Elio Gaspari desempenhou papel não desprezível na redação do catecismo que levou ao Golpe de 2016.
Seu
historialismo e a ubíqua militância na
Fel-lha e no Globo, o
Farol dos Piratas do Golpe, lançou a pedra fundamental de 2016 ao fazer a revisão-branda do regime militar.
Como se sabe, Gaspari fez uma barganha faustiana: obteve exclusividade para ter acesso às confidências de Geisel, Golbery e o chefe do almoxarifado, major Heitor Aquino Ferreira, secretário deles.
E se comprometeu a escrever a mais doce biografia da "ditadura".
Mas, avisou que tortura, não!
Ele condenou a tortura e santificou os torturadores.
Essa obra revisora chegou agora a seu epílogo, o quinto volume: “A Ditadura Acabada”, da editora Intrínseca, especialista em globais..
Se, nos quatro volumes anteriores, Geisel era o Sacerdote e Golbery, o Feiticeiro, agora, finalmente, os dois são santificados.

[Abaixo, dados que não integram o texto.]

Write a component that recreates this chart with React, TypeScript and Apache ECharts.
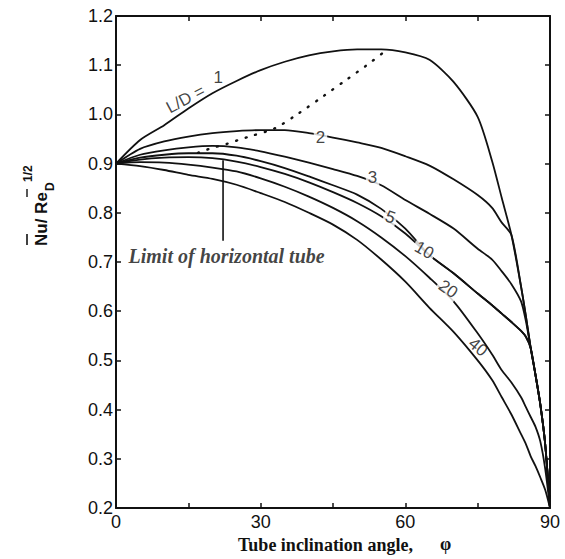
import React, { useEffect, useRef } from "react";
import * as echarts from "echarts";

// Tube inclination angle (degrees)
const angles = [0, 5, 10, 15, 20, 25, 30, 35, 40, 45, 50, 55, 60, 65, 70, 75, 78, 80, 82, 84, 85, 86, 87, 88, 89, 90];

// Nu / Re_D^(1/2) for each L/D
const ld1 = [0.9, 0.948, 0.978, 1.012, 1.043, 1.068, 1.09, 1.107, 1.12, 1.128, 1.132, 1.132, 1.126, 1.111, 1.066, 0.995, 0.905, 0.83, 0.755, 0.65, 0.59, 0.525, 0.47, 0.41, 0.33, 0.2];
const ld2 = [0.9, 0.93, 0.945, 0.955, 0.962, 0.966, 0.968, 0.968, 0.962, 0.953, 0.943, 0.932, 0.915, 0.896, 0.868, 0.836, 0.81, 0.78, 0.755, 0.65, 0.59, 0.525, 0.47, 0.41, 0.33, 0.2];
const ld3 = [0.9, 0.918, 0.927, 0.933, 0.936, 0.933, 0.925, 0.914, 0.902, 0.889, 0.875, 0.856, 0.826, 0.798, 0.768, 0.727, 0.705, 0.681, 0.655, 0.62, 0.58, 0.525, 0.47, 0.41, 0.33, 0.2];
const ld5 = [0.9, 0.912, 0.918, 0.921, 0.921, 0.916, 0.905, 0.891, 0.874, 0.856, 0.837, 0.808, 0.768, 0.714, 0.677, 0.636, 0.612, 0.595, 0.578, 0.56, 0.548, 0.525, 0.47, 0.41, 0.33, 0.2];
const ld10 = [0.9, 0.908, 0.912, 0.913, 0.911, 0.904, 0.893, 0.879, 0.862, 0.842, 0.82, 0.793, 0.758, 0.714, 0.677, 0.636, 0.612, 0.595, 0.578, 0.56, 0.548, 0.525, 0.47, 0.41, 0.33, 0.2];
const ld20 = [0.9, 0.903, 0.902, 0.898, 0.892, 0.884, 0.87, 0.853, 0.833, 0.81, 0.783, 0.75, 0.712, 0.668, 0.62, 0.555, 0.512, 0.48, 0.455, 0.425, 0.405, 0.385, 0.365, 0.335, 0.28, 0.2];
const ld40 = [0.9, 0.895, 0.887, 0.877, 0.869, 0.857, 0.84, 0.822, 0.8, 0.776, 0.745, 0.705, 0.66, 0.607, 0.558, 0.5, 0.46, 0.425, 0.39, 0.35, 0.33, 0.305, 0.285, 0.262, 0.237, 0.2];
const curves = [ld1, ld2, ld3, ld5, ld10, ld20, ld40];

// Limit of horizontal tube (dotted locus)
const limitAngles = [17, 20, 23, 25.4, 28, 33, 38, 43, 48, 52, 56];
const limitValues = [0.922, 0.932, 0.94, 0.948, 0.956, 0.972, 1.003, 1.037, 1.072, 1.1, 1.13];

// leader line of the "Limit of horizontal tube" note
const leaderAngle = 22.2;
const leaderValues = [0.907, 0.743];

// curve labels
const curveLabelText = ["L/D =", "1", "2", "3", "5", "10", "20", "40"];
const curveLabelAngle = [14.4, 21.2, 42.4, 53.2, 56.9, 63.9, 68.9, 75.1];
const curveLabelValue = [1.031, 1.076, 0.954, 0.871, 0.791, 0.724, 0.645, 0.527];
const curveLabelRotate = [28, 0, 0, 0, -20, -30, -35, -40];
const curveLabelGap = [false, false, true, true, true, true, true, false];

const noteText = "Limit of horizontal tube";
const noteAt = [2.6, 0.712];

const xTickLabels = [0, 30, 60, 90];

const INK = "#111";

export default function App() {
  const ref = useRef<HTMLDivElement>(null);

  useEffect(() => {
    if (!ref.current) return;
    const chart = echarts.init(ref.current, undefined, { renderer: "svg" });

    const lineSeries = curves.map((vals, k) => ({
      type: "line",
      name: "L/D " + k,
      data: angles.map((a, i) => [a, vals[i]]),
      symbol: "none",
      showSymbol: false,
      smooth: 0.25,
      lineStyle: { color: INK, width: 1.8 },
      z: 3,
    }));

    const axisCommon = {
      min: 0,
      max: 90,
      interval: 15,
      axisLine: { show: true, onZero: false, lineStyle: { color: INK, width: 2 } },
      axisTick: { show: true, inside: true, length: 5, lineStyle: { color: INK, width: 1.5 } },
      splitLine: { show: false },
    };
    const yCommon = {
      type: "value",
      min: 0.2,
      max: 1.2,
      interval: 0.1,
      axisLine: { show: true, onZero: false, lineStyle: { color: INK, width: 2 } },
      axisTick: { show: true, inside: true, length: 5, lineStyle: { color: INK, width: 1.5 } },
      splitLine: { show: false },
    };

    const option: any = {
      animation: false,
      backgroundColor: "#fff",
      textStyle: { fontFamily: "Liberation Sans" },
      grid: { left: 116, right: 15, top: 16, bottom: 51, show: false },
      xAxis: [
        {
          type: "value",
          position: "bottom",
          ...axisCommon,
          axisLabel: {
            show: true,
            margin: 5,
            fontSize: 18,
            color: INK,
            fontFamily: "Liberation Sans",
            formatter: (v: number) => (xTickLabels.includes(Math.round(v)) ? String(Math.round(v)) : ""),
          },
        },
        {
          type: "value",
          position: "top",
          ...axisCommon,
          axisLabel: { show: false },
        },
      ],
      yAxis: [
        {
          ...yCommon,
          position: "left",
          axisLabel: {
            show: true,
            margin: 3,
            fontSize: 18,
            color: INK,
            fontFamily: "Liberation Sans",
            formatter: (v: number) => v.toFixed(1),
          },
        },
        {
          ...yCommon,
          position: "right",
          axisLabel: { show: false },
        },
      ],
      series: [
        ...lineSeries,
        {
          type: "line",
          name: "limit",
          data: limitAngles.map((a, i) => [a, limitValues[i]]),
          symbol: "none",
          smooth: 0.3,
          lineStyle: { color: INK, width: 2.4, type: [1, 9], cap: "round" },
          z: 3,
        },
        {
          type: "line",
          name: "leader",
          data: leaderValues.map((v) => [leaderAngle, v]),
          symbol: "none",
          lineStyle: { color: INK, width: 1.6 },
          z: 3,
        },
        {
          type: "scatter",
          name: "labels",
          symbol: "circle",
          symbolSize: 0.1,
          itemStyle: { color: "rgba(0,0,0,0)" },
          z: 10,
          data: curveLabelText.map((t, i) => ({
            value: [curveLabelAngle[i], curveLabelValue[i]],
            label: {
              show: true,
              position: "inside",
              formatter: t,
              rotate: curveLabelRotate[i],
              fontSize: 17,
              color: INK,
              fontFamily: "Liberation Sans",
              align: "center",
              verticalAlign: "middle",
              backgroundColor: curveLabelGap[i] ? "#fff" : "transparent",
              padding: curveLabelGap[i] ? [0, 2] : 0,
            },
          })),
        },
        {
          type: "scatter",
          name: "note",
          symbol: "circle",
          symbolSize: 0.1,
          itemStyle: { color: "rgba(0,0,0,0)" },
          z: 10,
          data: [
            {
              value: noteAt,
              label: {
                show: true,
                position: "inside",
                formatter: noteText,
                fontSize: 20,
                fontWeight: "bold",
                fontStyle: "italic",
                fontFamily: "Liberation Serif",
                color: INK,
                align: "left",
                verticalAlign: "middle",
              },
            },
          ],
        },
      ],
      graphic: [
        {
          type: "text",
          left: 238,
          top: 536,
          style: {
            text: "Tube inclination angle,",
            font: 'bold 18px "Liberation Serif"',
            fill: INK,
          },
        },
        {
          type: "text",
          left: 440,
          top: 535,
          style: {
            text: "φ",
            font: 'bold 18px "Liberation Serif"',
            fill: INK,
          },
        },
        {
          type: "group",
          x: 41,
          y: 247,
          rotation: Math.PI / 2,
          children: [
            {
              type: "text",
              x: 1,
              y: 0,
              style: {
                text: "Nu/ Re",
                font: 'bold 17px "Liberation Sans"',
                fill: INK,
                align: "left",
                verticalAlign: "middle",
              },
            },
            {
              type: "text",
              x: 56,
              y: 9,
              style: {
                text: "D",
                font: 'bold 12px "Liberation Sans"',
                fill: INK,
                align: "left",
                verticalAlign: "middle",
              },
            },
            {
              type: "text",
              x: 65,
              y: -13,
              style: {
                text: "1/2",
                font: 'bold 12px "Liberation Sans"',
                fill: INK,
                align: "left",
                verticalAlign: "middle",
              },
            },
            {
              type: "line",
              shape: { x1: 2, y1: -14, x2: 13, y2: -14 },
              style: { stroke: INK, lineWidth: 1.6 },
            },
            {
              type: "line",
              shape: { x1: 50, y1: -14, x2: 58, y2: -14 },
              style: { stroke: INK, lineWidth: 1.4 },
            },
          ],
        },
      ],
    };

    chart.setOption(option);
    return () => chart.dispose();
  }, []);

  return (
    <div
      ref={ref}
      style={{ position: "fixed", left: 0, top: 0, width: 565, height: 559, background: "#fff" }}
    />
  );
}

Geisel "ganhou todas", diz o autor.
Golbery previu tudo e comandou tudo.
Os dois fizeram a "ditadura" e acabaram com ela quando bem entenderam, para restaurar a Democracia.
Foram tão sabidos que resolveram encerrar o ciclo com um bestalhão da extrema-direita, o General Figueiredo, devidamente espinafrado no livro.
O que interessa em 2016 é que essa versão ajudou a construir o cenário para derrubar Dilma: o Golpe tem seus defeitos, mas a alternativa é pior.
Temer tem seus defeitos, mas Dilma e o lula-petismo são piores, diz o
colonista na
Fel-lha e no Globo.
A "ditadura", enfim recuperada por Gaspari, foi melhor que o petebo-comunismo de Jango.
É o Tribunal de Nuremberg ao contrário: Hitler sai como Sacerdote e Golbery, o Feiticeiro - mas, o Holocausto, não!
(O Brasil é de uma indigência política tão profunda que conseguiu desmoralizar a expressão "ditadura" e o que poderia ser sua correção, a "comissão da ½ verdade".)
Gaspari retoma agora sua tese central: Geisel e Golbery salvaram a Democracia ao desbaratar uma conspirata do Ministro da Guerra Silvio Frota, outro bestalhão de extrema-direita.
Tratava-se de uma de muitas escaramuças dentro do regime militar para disputar a supremacia.
Mas, Gaspari dá à intentona frotista uma dimensão que não teve.
E faz parecer que Geisel e Golbery venceram Austerlitz e Borodino.
Assim como tentou justificar a ditadura com um Golpe do Jango que só Gaspari sabe onde se escondia.
(Como se sabe, Gaspari disse no Volume Um de sua fluvial obra que Jango caiu porque gostava de pernas – de coristas e de cavalos.)
Ele exagera a alternativa para justificar o Golpe – o de 1964 e o de 2016.
Gaspari dedica esse livro a Ibrahim Sued de que foi repórter - leia
"Colunismo em estado sólido, líquido e gasoso".
Lula é um parvo, na acabada ditadura.
Mal se percebe no líder sindical um fiapo de inteligência.
Roberto Marinho merece três míseras irrelevantes linhas.
E como diz aquele navegante do
Conversa Afiada:
falar da BrOi sem mencionar Daniel Dantas e a ditadura sem falar em Roberto Marinho ... só o Gaspari.
Heitor Aquino, inesperadamente, passa a ter um protagonismo na "revolução" de 1964 só comparável ao da Operação Brother Sam.
O autor não conta que o general Kruel recebeu cinco malas de dólares para trair o compadre Jango.
O autor não explica que os democratas Golbery e Heitor, quando foram expulsos do Palácio do Planalto, militaram na bem-sucedida campanha presidencial de Paulo Maluf.
Tão sabidos quanto liberais.
O autor insiste em não citar René Dreifuss, autor de um clássico - "1964 - A Conquista do Estado" -, que descreve como Golbery foi o Goebbels do catecismo ideológico para derrubar Jango.
Gaspari, o único amigo do José Serra, diz que ele se exilou no Chile, na Bolívia e nos Estados Unidos.
Mas, se recusa a explicar como Serra, casado com uma Allende, deixou o Estádio Nacional, onde Pinochet guardava os marcados para morrer, e apareceu na Universidade de Cornell, nos Estados Unidos.
Gaspari passa açúcar nos Golpes.
Deve estar para escrever seu Volume VI - "2016 - O Golpe Salvador".
Em que Serra será o Sacerdote e ele, Gaspari, o Feiticeiro.
Em tempo: pena que o documentarista da “ditadura”, Amaral Neto, não esteja mais entre nós. Faria desse livro um “especial” para o horário nobre da Globo: “Acabou-se o que era doce!”